Instrumentation and alerts are vital - they leverage inhuman persistence, patience and low cost. But alerts do not substitute for a deep understanding of how your systems work.

A number of the more useful "pre-crime" alerts we have derived from that - if I hadn't been elbow-deep in our systems long enough to notice certain behaviors have non-obvious second- and third-order effects downstream, we wouldn't have the alerts at all.

1 comments

So, I'm making a bit of a subtle claim - you should absolutely be elbow-deep in your systems, and you should be understanding things well enough to build these sorts of proactive alerts, but you shouldn't rely on people being elbow-deep for noticing problems in real time.

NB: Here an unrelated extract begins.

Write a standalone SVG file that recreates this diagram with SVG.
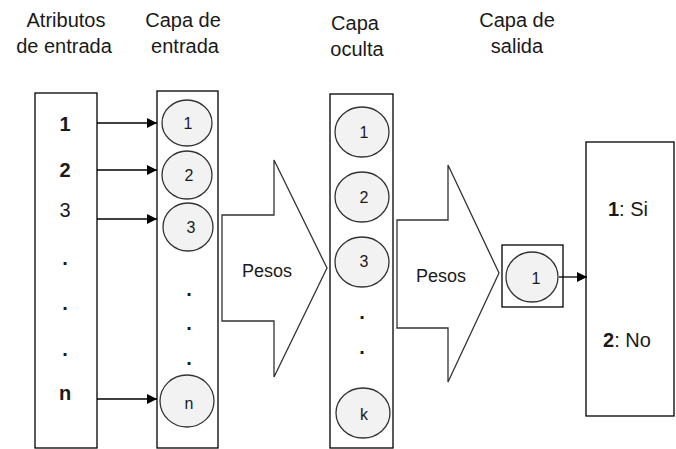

If you're ever at the point where you catch a problem and automated monitoring didn't, that's a bug in automated monitoring. If you are really good at finding new bugs in automated monitoring and more things to monitor because you're spending your time getting a sense of how the system behaves, that's fantastic, keep doing that. (That is one of the good reasons for dashboards IMO - a bunch of data to look at when you've already realized something's wrong. Just don't use dashboards to make the decision that something must be wrong.) If you don't improve your automated monitoring and you're worried things will start failing without humans watching dashboards, then you're not solving your existing bugs.

> but you shouldn't rely on people being elbow-deep for noticing problems in real time.

I completely and unreservedly agree.

> that's a bug in automated monitoring

As part of incident review, we explicitly added a "review monitor performance" step. My favorite part is that the number of times monitors are created, adjusted or complained about post-incident is in itself a highly useful datapoint.